I gave up once before, after art school, because I couldn’t visualize a viable path forward as an artist, and I was then, as now, deeply depressed and not being treated for it. I have tried to find a doctor that I am able to access and who is on my insurance, but to no avail. That’s for another month, but the point about failure was an important one. I’ve failed to win awards or had opportunities pass me by because of resources, I’ve not gotten the job… Those bowed me down low, but they did not crush me. Ever since my layoff, though, I’ve learned new and crushing ways to fail. First year of graduate school apps (and the third and fourth): all no thank yous. My book, my latest chapbook: dudsville. All the teaching jobs: nyet. So, in this face of these it is easy to imagine that I was wrong all along: this is not the path I should be on.
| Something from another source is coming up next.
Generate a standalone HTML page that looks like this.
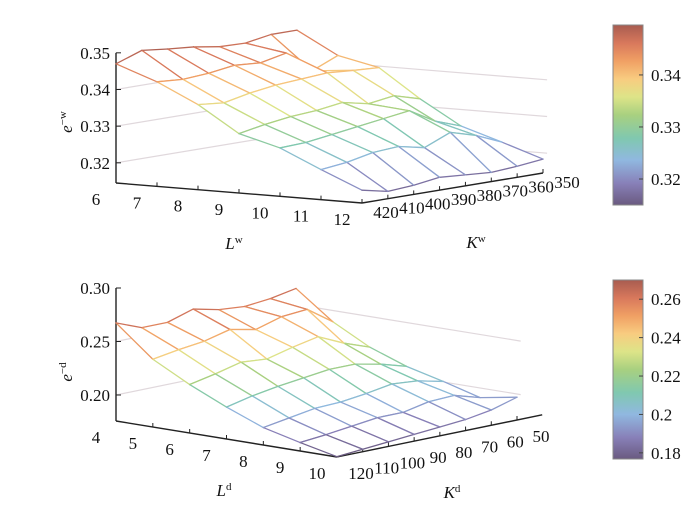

Or, rationally: everybody hurts and all creative endeavors are shot through with the stink of the failures that came before and that’s how we recognize them. And: they can’t all be winners, kid. (More importantly: you can’t always win.) But that’s the rub. My rationale mind has split for the coast without me (over seven months here and I still haven’t been to the coast).
It is raining, still. The yard is a muddy, weeded, overgrown and inhospitable mess. The house still has no trim. My office space is overfull and I cannot see a path to the shed yet, unless I want to go $10,000 more in debt. And after May, I’m almost completely out of supplemental work. I can’t stop thinking about these things over and over until my throat starts to tighten. Even when I sit, and try to follow my breath, it takes me to this most anxious and repetitive heart of me. Not even a year in, and I am already failing hard at making this house a home for myself.
So, how do you move forward after failure?